Quem é esta mulher? Perguntam vocês. O que de interessante tem a sua vida para merecer tal registo? O interesse não vem aqui ao caso, Pomsel não é um “animal enclausurado” exibido numa coleção zoológica, é sim uma mulher disposta a narrar as suas maiores “humilhações“. Humilhações, essas, que a própria descarta de culpas e inocências – “vivíamos numa época diferente“, “… para condenarem a mim, primeiro condenariam todo o povo alemão“. Brunhilde Pomsel foi a estenográfica do Departamento de Propaganda Nazi, a mulher que fora constantemente próxima de um dos mais odiados homens de toda a “pegada” deixada pela Humanidade, Joseph Goebbels. O homem em questão foi um dos maiores responsáveis pela propagação dos ideais do Partido Nazista, e um dos braços direitos do próprio Adolf Hitler. O discurso de Pomsel, por outro lado, não tende em denunciar diretamente todo o trabalho exposto por estes “homens fardados“, mas sim descrever os sentimentos experienciados num país fechado, sob forte influência politica de quem culminou uma Guerra sem precedentes.

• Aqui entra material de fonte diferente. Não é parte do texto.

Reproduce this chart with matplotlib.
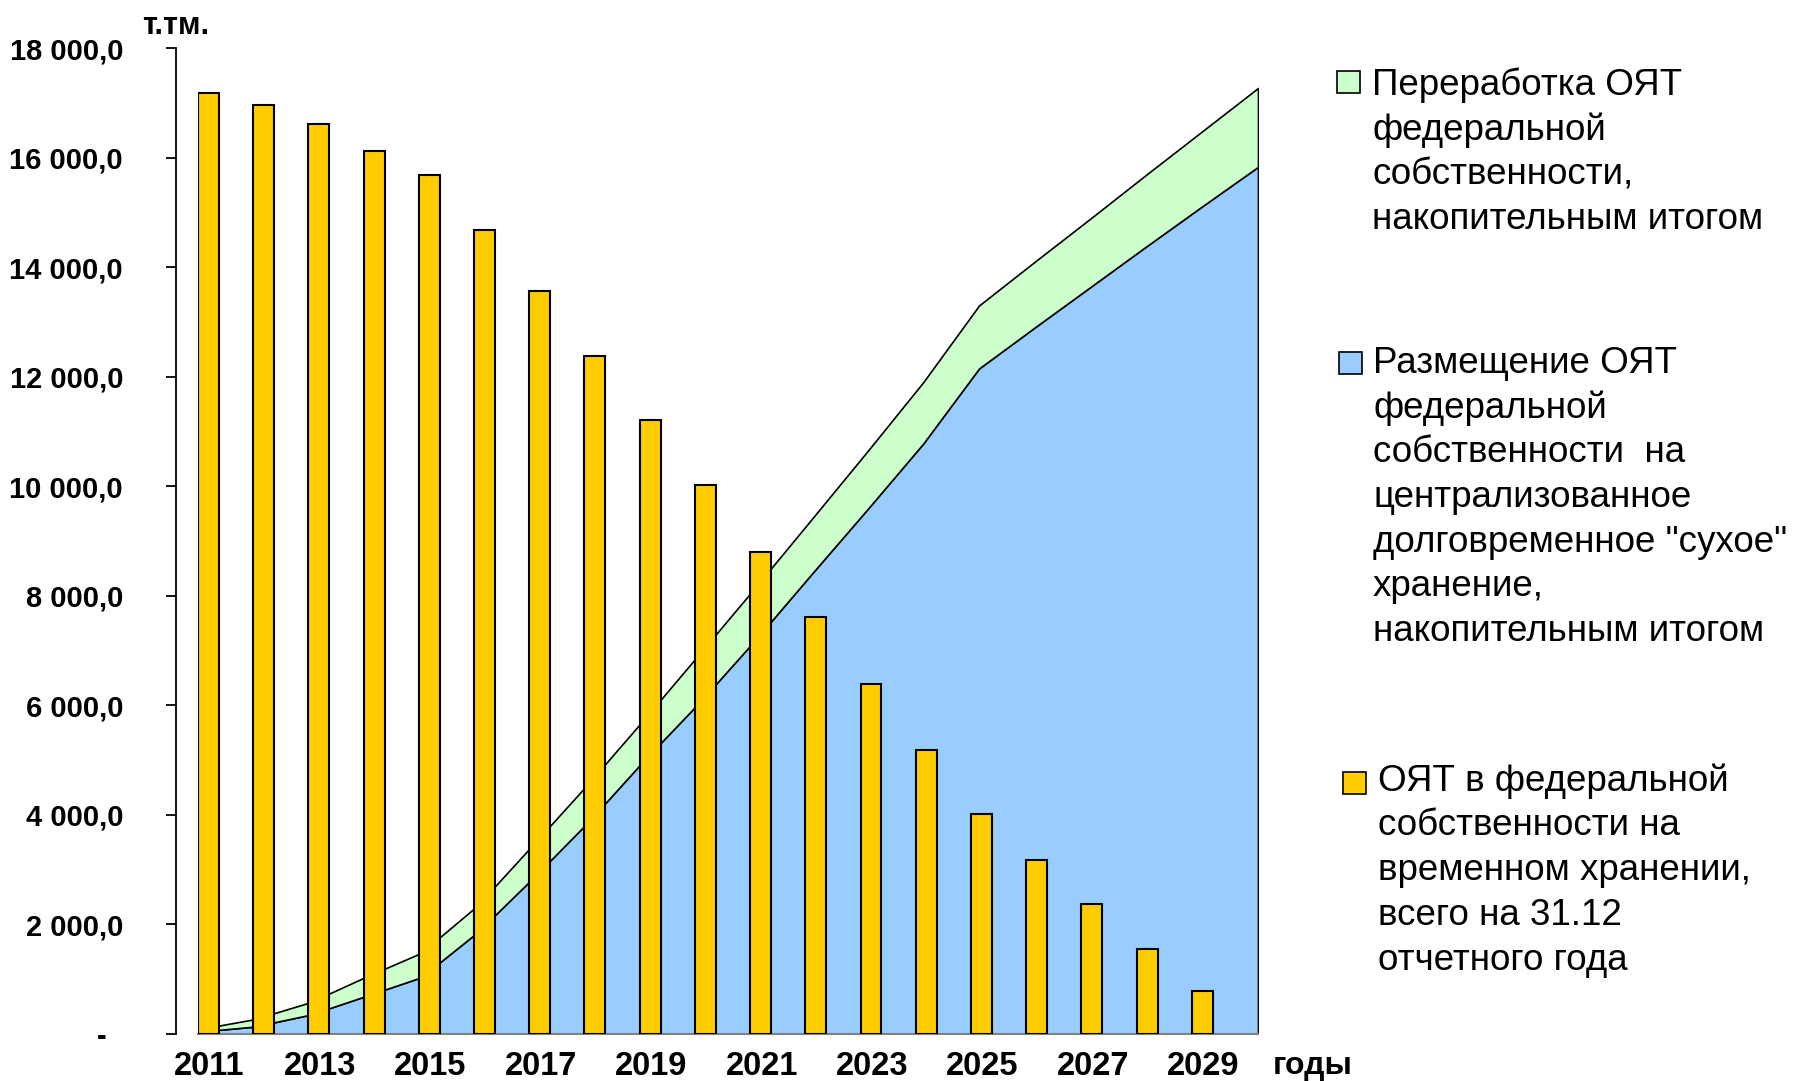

São quatro, os realizadores deste A German Life, um quarteto de mentes que serviram como investigadores do background de Brunhilde Pomsel, aqui exposta a uma confissão sem fim. Visualmente, a fotografia de tons cinzento salienta o rosto envelhecido da protagonista (aplausos para Frank Van Vught). Este é um rosto de 103 anos, as rugas são como “cicatrizes” marcadas pelo maior dos inimigos, o Tempo. E antes que o Tempo faça das suas, deixando as memórias residente de Brunhilde Pomsel no puro esquecimento, os realizadores Christian Krönes, Olaf S. Müller, Roland Schrotthofer e Florian Weigensamer tentaram aqui uma “corrida” contra esse mesmo némesis. Explorar e extrair de Pomsel, as relevantes palavras para um futuro próximo.

A German Life ostenta uma brilhante fotografia, como já havia referido, que atribui-lhe uma sensação de platina a um prolongado “talking head“, uma entrevista ditada com emoção e comoção de quem é subjugado, intercalado com propaganda anti-nazi e até mesmo simpatizante nazi (faltava mais a fundo na própria propaganda do Departamento de Pomsel). Não tendo uma estrutura brilhante na sua concepção enquanto documentário, A German Life vive como um documento sem culpas, nem denúncias do foro moral a uma, acima de tudo, cidadã de um período negro da nossa História. Aqui, a importância das palavras anexadas às memórias à beira da extinção, valem mais que ressentimentos ou decepções que aqui poderiam extrair.